No hay placas en Anfield, ni recordatorios de lo que sucedió en Heysel. No es fácil aceptar tanta responsabilidad por un hecho que sacó al fútbol de la ingenuidad y le convirtió en la metáfora más cruda de la violencia social. Sin embargo, pocos equipos son más respetuosos con su historia con el Liverpool, pocos están más enraizados con su comunidad y con los hombres que le hicieron grande, con el entrenador Shankly, con el himno que marca a fuego el vínculo entre los hinchas y sus jugadores -You'll never walk alone (Nunca caminaréis solos)-, con la victoria y también con otras desgracias tan impresionantes como las de Heysel.

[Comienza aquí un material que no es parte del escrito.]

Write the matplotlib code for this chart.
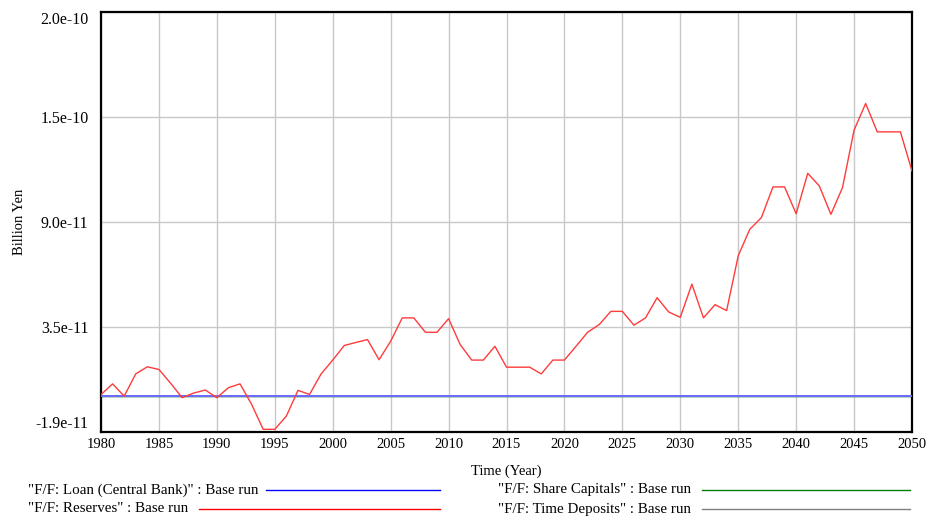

Junto a la estatua de Shankly, aparecen los nombres de los 96 hinchas que murieron aplastados y asfixiados el 15 de abril de 1989 en el estadio de Hillsborough, en Sheffield, en la semifinal de la Copa inglesa, esta vez no por la acción de la hinchada rival, sino por la incompetencia y la ineficacia de las autoridades del fútbol y de la policía. Murieron en una ratonera, contra la valla que separaba el campo del graderío, por el exceso de gente y porque se tomaron todas las medidas equivocadas para impedir la masacre. Es como si aquella tragedia, protagonizada exclusivamente por los hinchas del Liverpool, funcionara como un mecanismo de expiación de la culpa anterior, la de Heysel, la que avergüenza al Liverpool y sus aficionados. Hoy, los jugadores de ambos equipos, portarán brazaletes negros, pero no ha habido ningún acto institucional de los dos clubes, ni se ha conmemorado una de las fechas más infames de la historia del fútbol. La herida no se ha cerrado en estos veinte años. Es tan profunda que pretende ocultarse tras el más espeso de los silencios.